DATA BLOCK:

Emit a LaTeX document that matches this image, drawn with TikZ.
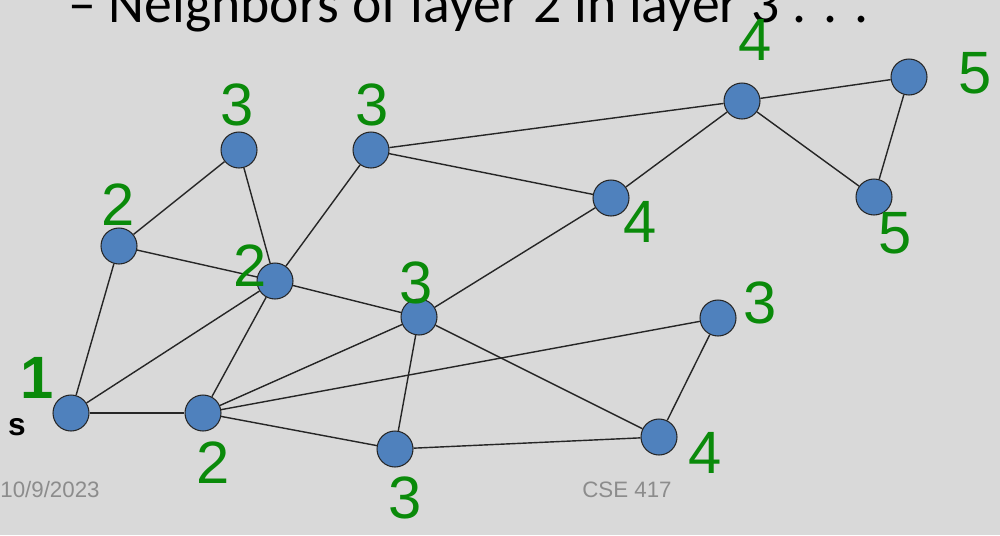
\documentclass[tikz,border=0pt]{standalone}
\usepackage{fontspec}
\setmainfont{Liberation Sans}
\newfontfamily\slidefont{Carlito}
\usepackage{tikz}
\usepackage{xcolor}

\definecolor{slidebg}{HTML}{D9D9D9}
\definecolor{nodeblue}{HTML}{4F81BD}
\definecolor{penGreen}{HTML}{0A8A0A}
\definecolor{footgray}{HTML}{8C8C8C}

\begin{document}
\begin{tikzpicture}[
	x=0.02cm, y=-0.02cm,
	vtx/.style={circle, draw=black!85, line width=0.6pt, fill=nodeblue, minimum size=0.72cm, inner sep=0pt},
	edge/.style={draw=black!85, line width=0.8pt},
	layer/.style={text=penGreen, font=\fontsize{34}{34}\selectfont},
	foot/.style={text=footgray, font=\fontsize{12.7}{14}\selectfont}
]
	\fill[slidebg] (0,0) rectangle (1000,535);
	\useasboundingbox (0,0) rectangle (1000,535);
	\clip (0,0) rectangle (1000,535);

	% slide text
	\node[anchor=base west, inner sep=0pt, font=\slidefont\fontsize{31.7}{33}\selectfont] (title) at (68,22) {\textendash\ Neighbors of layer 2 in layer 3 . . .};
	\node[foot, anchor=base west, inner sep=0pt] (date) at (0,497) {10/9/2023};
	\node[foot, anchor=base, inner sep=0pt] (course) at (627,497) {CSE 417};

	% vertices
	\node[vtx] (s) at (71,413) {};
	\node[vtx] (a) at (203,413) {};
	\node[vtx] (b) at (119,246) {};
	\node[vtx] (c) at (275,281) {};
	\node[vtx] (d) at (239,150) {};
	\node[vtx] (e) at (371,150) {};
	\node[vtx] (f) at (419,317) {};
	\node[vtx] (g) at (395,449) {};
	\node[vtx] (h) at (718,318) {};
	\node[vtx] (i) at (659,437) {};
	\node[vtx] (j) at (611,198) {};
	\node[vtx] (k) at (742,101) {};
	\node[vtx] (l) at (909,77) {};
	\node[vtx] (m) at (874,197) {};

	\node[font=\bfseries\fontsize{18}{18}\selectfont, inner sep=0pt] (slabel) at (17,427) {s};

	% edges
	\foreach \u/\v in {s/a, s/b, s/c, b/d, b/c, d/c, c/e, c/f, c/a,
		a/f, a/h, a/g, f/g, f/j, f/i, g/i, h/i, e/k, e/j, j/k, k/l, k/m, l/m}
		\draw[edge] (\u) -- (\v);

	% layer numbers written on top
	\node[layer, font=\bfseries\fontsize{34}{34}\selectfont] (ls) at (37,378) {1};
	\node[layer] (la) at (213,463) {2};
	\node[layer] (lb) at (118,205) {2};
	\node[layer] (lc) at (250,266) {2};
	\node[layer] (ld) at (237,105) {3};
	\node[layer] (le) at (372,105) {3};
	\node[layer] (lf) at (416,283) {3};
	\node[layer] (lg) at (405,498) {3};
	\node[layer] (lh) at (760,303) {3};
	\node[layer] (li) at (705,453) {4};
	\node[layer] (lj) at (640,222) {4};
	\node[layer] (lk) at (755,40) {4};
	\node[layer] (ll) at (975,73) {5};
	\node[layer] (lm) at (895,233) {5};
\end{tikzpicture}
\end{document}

TASK OBJECTIVE:
Write the full listing out again with every line unchanged, but include no pictures.

OUTPUT OF THE TASK:
Emit a LaTeX document that matches this image, drawn with TikZ.
\documentclass[tikz,border=0pt]{standalone}
\usepackage{fontspec}
\setmainfont{Liberation Sans}
\newfontfamily\slidefont{Carlito}
\usepackage{tikz}
\usepackage{xcolor}

\definecolor{slidebg}{HTML}{D9D9D9}
\definecolor{nodeblue}{HTML}{4F81BD}
\definecolor{penGreen}{HTML}{0A8A0A}
\definecolor{footgray}{HTML}{8C8C8C}

\begin{document}
\begin{tikzpicture}[
	x=0.02cm, y=-0.02cm,
	vtx/.style={circle, draw=black!85, line width=0.6pt, fill=nodeblue, minimum size=0.72cm, inner sep=0pt},
	edge/.style={draw=black!85, line width=0.8pt},
	layer/.style={text=penGreen, font=\fontsize{34}{34}\selectfont},
	foot/.style={text=footgray, font=\fontsize{12.7}{14}\selectfont}
]
	\fill[slidebg] (0,0) rectangle (1000,535);
	\useasboundingbox (0,0) rectangle (1000,535);
	\clip (0,0) rectangle (1000,535);

	% slide text
	\node[anchor=base west, inner sep=0pt, font=\slidefont\fontsize{31.7}{33}\selectfont] (title) at (68,22) {\textendash\ Neighbors of layer 2 in layer 3 . . .};
	\node[foot, anchor=base west, inner sep=0pt] (date) at (0,497) {10/9/2023};
	\node[foot, anchor=base, inner sep=0pt] (course) at (627,497) {CSE 417};

	% vertices
	\node[vtx] (s) at (71,413) {};
	\node[vtx] (a) at (203,413) {};
	\node[vtx] (b) at (119,246) {};
	\node[vtx] (c) at (275,281) {};
	\node[vtx] (d) at (239,150) {};
	\node[vtx] (e) at (371,150) {};
	\node[vtx] (f) at (419,317) {};
	\node[vtx] (g) at (395,449) {};
	\node[vtx] (h) at (718,318) {};
	\node[vtx] (i) at (659,437) {};
	\node[vtx] (j) at (611,198) {};
	\node[vtx] (k) at (742,101) {};
	\node[vtx] (l) at (909,77) {};
	\node[vtx] (m) at (874,197) {};

	\node[font=\bfseries\fontsize{18}{18}\selectfont, inner sep=0pt] (slabel) at (17,427) {s};

	% edges
	\foreach \u/\v in {s/a, s/b, s/c, b/d, b/c, d/c, c/e, c/f, c/a,
		a/f, a/h, a/g, f/g, f/j, f/i, g/i, h/i, e/k, e/j, j/k, k/l, k/m, l/m}
		\draw[edge] (\u) -- (\v);

	% layer numbers written on top
	\node[layer, font=\bfseries\fontsize{34}{34}\selectfont] (ls) at (37,378) {1};
	\node[layer] (la) at (213,463) {2};
	\node[layer] (lb) at (118,205) {2};
	\node[layer] (lc) at (250,266) {2};
	\node[layer] (ld) at (237,105) {3};
	\node[layer] (le) at (372,105) {3};
	\node[layer] (lf) at (416,283) {3};
	\node[layer] (lg) at (405,498) {3};
	\node[layer] (lh) at (760,303) {3};
	\node[layer] (li) at (705,453) {4};
	\node[layer] (lj) at (640,222) {4};
	\node[layer] (lk) at (755,40) {4};
	\node[layer] (ll) at (975,73) {5};
	\node[layer] (lm) at (895,233) {5};
\end{tikzpicture}
\end{document}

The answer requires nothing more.